I certainly don't need to be working at Starbucks anymore. My day job of teaching at San Diego colleges and universities pays the bills and fills my time. But I keep my one shift per week because I enjoy the interactions. Well, that and the free coffee.
Every now and then I'll have a reminder about why working in the service industry gives you such a unique insight into humanity. At times, that insight is negative.
There was Gary, the regular, whose cup was given to me one day with "A," "lt. rm" on it. That means "Americano, light room." I made the drink as written down. Gary came back within seconds of receiving it and said, "Hey, buddy. I asked for two inches of room. Does that look like two inches to you? YOU ARE THE BIGGEST IDIOT I'VE EVER MET IN MY LIFE!" Okay, so maybe I added that last part. But you get the point. I hadn't even made a mistake -- the person who wrote the drink down did -- yet I still was treated poorly because Gary hadn't gotten what he wanted. Maybe he was just having a bad day, but it certainly reminded me that people had a bad habit of misdirecting their rage. (After fixing the issue, I handed him his drink back and said, "I hope your day gets better." He probably wants to kill me.)
But for every "Gary," I get several more people who are truly thankful, grateful, and kind. There's Lu, Michelle, Mike, Rich, Jeff… the list goes on. They always smile, they're always pleasant -- even if things don't go their way.
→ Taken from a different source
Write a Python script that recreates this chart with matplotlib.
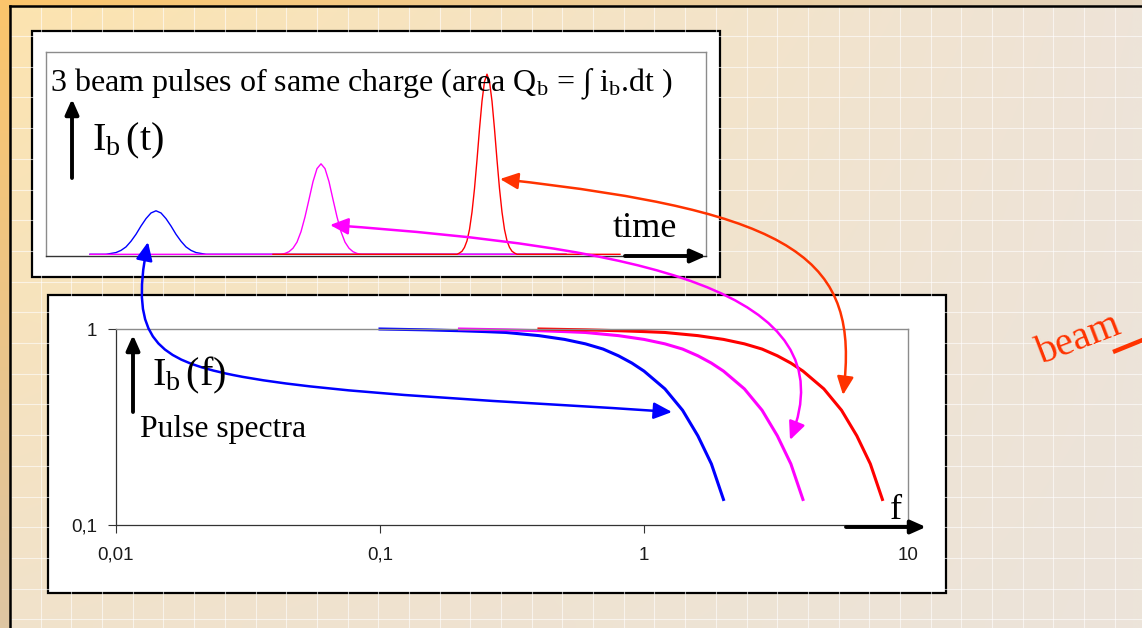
import numpy as np
import matplotlib.pyplot as plt
from matplotlib.patches import Rectangle, FancyArrowPatch
from matplotlib.path import Path
from matplotlib.ticker import NullLocator

plt.rcParams['mathtext.fontset'] = 'custom'
plt.rcParams['mathtext.rm'] = 'Liberation Serif'
plt.rcParams['mathtext.it'] = 'Liberation Serif:italic'
SERIF = ['Liberation Serif', 'DejaVu Serif']

W, H = 1142, 628

# --- beam current in the time domain (arbitrary units, blue peak = 1) ---
blue_t = [4.4, 6.0, 6.5, 7.0, 7.5, 8.0, 8.5, 9.0, 9.5, 10.0, 10.5, 11.0,
          11.5, 12.0, 12.5, 13.0, 13.5, 14.0, 14.5, 15.0, 15.5, 16.0, 52.0]
blue_i = [0, 0, 0.02, 0.04, 0.09, 0.17, 0.30, 0.46, 0.65, 0.82, 0.95, 1.0,
          0.95, 0.82, 0.65, 0.46, 0.30, 0.17, 0.09, 0.04, 0.02, 0, 0]

magenta_t = [4.4, 23.5, 23.9, 24.3, 24.7, 25.1, 25.5, 25.9, 26.3, 26.7, 27.1, 27.5,
             27.9, 28.3, 28.7, 29.1, 29.5, 29.9, 30.3, 30.7, 31.1, 31.5, 52.0]
magenta_i = [0, 0, 0.02, 0.06, 0.14, 0.28, 0.52, 0.86, 1.26, 1.67, 1.97, 2.08,
             1.97, 1.67, 1.26, 0.86, 0.52, 0.28, 0.14, 0.06, 0.02, 0, 0]

red_t = [22.7, 41.1, 41.35, 41.6, 41.85, 42.1, 42.35, 42.6, 42.85, 43.1, 43.35, 43.6,
         43.85, 44.1, 44.35, 44.6, 44.85, 45.1, 45.35, 45.6, 45.85, 46.1, 46.35,
         46.6, 46.85, 47.1, 57.4]
red_i = [0, 0, 0.03, 0.07, 0.16, 0.31, 0.57, 0.97, 1.51, 2.17, 2.88, 3.52,
         3.97, 4.14, 3.97, 3.52, 2.88, 2.17, 1.51, 0.97, 0.57, 0.31, 0.16,
         0.07, 0.03, 0, 0]

# --- normalised pulse spectra ---
blue_f = [0.1, 0.15, 0.2, 0.25, 0.3, 0.4, 0.5, 0.6, 0.7, 0.8, 0.9, 1.0, 1.2, 1.4, 1.6, 1.8, 2.0]
blue_a = [1.0, 0.99, 0.98, 0.97, 0.96, 0.925, 0.885, 0.84, 0.79, 0.73, 0.67, 0.61,
          0.495, 0.385, 0.285, 0.205, 0.135]
magenta_f = [0.2, 0.3, 0.4, 0.5, 0.6, 0.8, 1.0, 1.2, 1.4, 1.6, 1.8, 2.0, 2.4, 2.8, 3.2, 3.6, 4.0]
magenta_a = [1.0, 0.99, 0.98, 0.97, 0.96, 0.925, 0.885, 0.84, 0.79, 0.73, 0.67, 0.61,
             0.495, 0.385, 0.285, 0.205, 0.135]
red_f = [0.4, 0.6, 0.8, 1.0, 1.2, 1.6, 2.0, 2.4, 2.8, 3.2, 3.6, 4.0, 4.8, 5.6, 6.4, 7.2, 8.0]
red_a = [1.0, 0.99, 0.98, 0.97, 0.96, 0.925, 0.885, 0.84, 0.79, 0.73, 0.67, 0.61,
         0.495, 0.385, 0.285, 0.205, 0.135]

x_ticks = [0.01, 0.1, 1, 10]
x_labels = ['0,01', '0,1', '1', '10']
y_ticks = [0.1, 1]
y_labels = ['0,1', '1']

BLUE, MAGENTA, RED, ORANGE = '#0000FF', '#FF00FF', '#FF0000', '#FF3300'


def frac(x0, y0, x1, y1):
    return [x0 / W, 1 - y1 / H, (x1 - x0) / W, (y1 - y0) / H]


def gradient(tl, tr, bl, br, n=64):
    c = [np.array(plt.matplotlib.colors.to_rgb(v)) for v in (tl, tr, bl, br)]
    u = np.linspace(0, 1, n)[None, :, None]
    v = np.linspace(0, 1, n)[:, None, None]
    top = c[0] * (1 - u) + c[1] * u
    bot = c[2] * (1 - u) + c[3] * u
    return top * (1 - v) + bot * v


fig = plt.figure(figsize=(W / 100, H / 100), dpi=100)

# slide background
bg = fig.add_axes([0, 0, 1, 1])
bg.imshow(gradient('#FBC56C', '#E3D3BD', '#DEC6A2', '#E1D6C6'),
          extent=(0, W, H, 0), aspect='auto', interpolation='bilinear')
bg.imshow(gradient('#FCE4B0', '#EEE4D8', '#F1E2CB', '#ECE4DA'),
          extent=(10, W, H, 7), aspect='auto', interpolation='bilinear')
for gx in np.arange(10 + 30.69, W, 30.69):
    bg.plot([gx, gx], [7, H], color='white', lw=0.8, alpha=0.6)
for gy in np.arange(5.3 + 30.7, H, 30.7):
    bg.plot([10, W], [gy, gy], color='white', lw=0.8, alpha=0.6)
bg.plot([9.5, 9.5], [6.3, H], color='black', lw=1.8)
bg.plot([9.5, W], [6.3, 6.3], color='black', lw=1.8)
bg.set_xlim(0, W)
bg.set_ylim(H, 0)
bg.axis('off')

# white chart panels
bg.add_patch(Rectangle((32, 31), 688, 246, fc='white', ec='black', lw=1.6))
bg.add_patch(Rectangle((48, 295), 898, 298, fc='white', ec='black', lw=1.6))

# time-domain pulses
ax_t = fig.add_axes(frac(46, 52, 706, 256))
ax_t.set_facecolor('none')
ax_t.plot(blue_t, blue_i, color=BLUE, lw=1.0)
ax_t.plot(magenta_t, magenta_i, color=MAGENTA, lw=1.0)
ax_t.plot(red_t, red_i, color=RED, lw=1.0)
ax_t.set_xlim(0, 66)
ax_t.set_ylim(-0.039, 4.65)
ax_t.set_xticks([])
ax_t.set_yticks([])
for side in ('top', 'left', 'right'):
    ax_t.spines[side].set_color('#8c8c8c')
    ax_t.spines[side].set_linewidth(1.0)
ax_t.spines['bottom'].set_color('#333333')
ax_t.spines['bottom'].set_linewidth(1.0)

# pulse spectra on log-log axes
ax_b = fig.add_axes(frac(116, 329, 908, 525))
ax_b.set_facecolor('none')
ax_b.plot(blue_f, blue_a, color=BLUE, lw=2.2, clip_on=False)
ax_b.plot(magenta_f, magenta_a, color=MAGENTA, lw=2.2, clip_on=False)
ax_b.plot(red_f, red_a, color=RED, lw=2.2, clip_on=False)
ax_b.set_xscale('log')
ax_b.set_yscale('log')
ax_b.set_xlim(0.01, 10)
ax_b.set_ylim(0.1, 1)
ax_b.xaxis.set_minor_locator(NullLocator())
ax_b.yaxis.set_minor_locator(NullLocator())
ax_b.set_xticks(x_ticks)
ax_b.set_xticklabels(x_labels)
ax_b.set_yticks(y_ticks)
ax_b.set_yticklabels(y_labels)
ax_b.tick_params(axis='both', direction='out', length=5.5, width=0.8, color='#333333',
                 labelsize=13.5, labelcolor='#1a1a1a')
ax_b.tick_params(axis='x', pad=10)
ax_b.tick_params(axis='y', pad=8)
for lab in ax_b.get_xticklabels() + ax_b.get_yticklabels():
    lab.set_family('Liberation Sans')
for side in ('top', 'right'):
    ax_b.spines[side].set_color('#8c8c8c')
    ax_b.spines[side].set_linewidth(1.0)
for side in ('left', 'bottom'):
    ax_b.spines[side].set_color('#333333')
    ax_b.spines[side].set_linewidth(0.9)

# overlay for labels and connecting arrows (pixel coordinates)
ov = fig.add_axes([0, 0, 1, 1])
ov.set_zorder(5)
ov.patch.set_visible(False)
ov.set_xlim(0, W)
ov.set_ylim(H, 0)
ov.axis('off')

ov.text(50, 91, r'3 beam pulses of same charge (area $\mathrm{Q_b}$ = ∫ $\mathrm{i_b}$.dt )',
        fontsize=23, family=SERIF, va='baseline')
ov.text(92, 150, r'$\mathrm{I_b\,}$(t)', fontsize=29, family=SERIF, va='baseline')
ov.text(613, 237, 'time', fontsize=26, family=SERIF, va='baseline')
ov.text(152, 385, r'$\mathrm{I_b\,}$(f)', fontsize=29, family=SERIF, va='baseline')
ov.text(140, 437, 'Pulse spectra', fontsize=22.8, family=SERIF, va='baseline')
ov.text(890, 519, 'f', fontsize=26, family=SERIF, va='baseline')
ov.text(1042, 364, 'beam', fontsize=29, family=SERIF, color=ORANGE, va='baseline',
        rotation=21, rotation_mode='anchor')
ov.plot([1113, 1150], [352, 337], color=ORANGE, lw=3.2, solid_capstyle='butt')

# black axis arrows
for p0, p1 in [((625, 256), (706, 256)), ((846, 527), (926, 527)),
               ((72, 178), (72, 99)), ((133, 412), (133, 335))]:
    ov.add_patch(FancyArrowPatch(p0, p1, arrowstyle='-|>,head_length=9,head_width=4',
                                 mutation_scale=1, lw=2.8, color='black',
                                 shrinkA=0, shrinkB=0))

# curved arrows linking each pulse with its spectrum
C4 = Path.CURVE4
style = '<|-|>,head_length=11,head_width=5'
red_path = Path([(500, 179), (800, 212), (860, 260), (843, 395)],
                [Path.MOVETO, C4, C4, C4])
magenta_path = Path([(330, 225), (640, 247), (850, 290), (790, 440)],
                    [Path.MOVETO, C4, C4, C4])
blue_path = Path([(148, 242), (128, 340), (160, 360), (233, 375),
                  (333, 395), (522, 401.5), (672, 412)],
                 [Path.MOVETO, C4, C4, C4, C4, C4, C4])
for pth, col in [(red_path, ORANGE), (magenta_path, MAGENTA), (blue_path, BLUE)]:
    ov.add_patch(FancyArrowPatch(path=pth, arrowstyle=style, mutation_scale=1,
                                 lw=1.8, color=col))

fig.savefig('out.png', dpi=100)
Today, I had another such customer. This woman had a particularly large order, and she had tasked one of our newer employees with the food items. He got everything right except for the fact that he gave her a Turkey Bacon Sandwich rather than a Bacon Sandwich. This honest mistake could have sent her into a hissy fit.
Instead, she merely smiled.
"I think you guys sliced up the wrong animal."
I laughed as I went over to attend to her needs. Naturally -- as we are taught to do in service -- I apologized. But this woman simply shook her head.
"Listen," she said. "I've managed Costco stores for 25 years. I haven't forgotten humanness. Mistakes don't bother me."
Such a minor interaction. Such an important statement. If only more people would connect "mistakes" to "humanness" rather than to "laziness," "stupidity," or to the delusion of grandeur that thinks "I don't deserve your mistakes." What a wonderful world we could have!
Be human. Make a mistake today. And then enjoy it.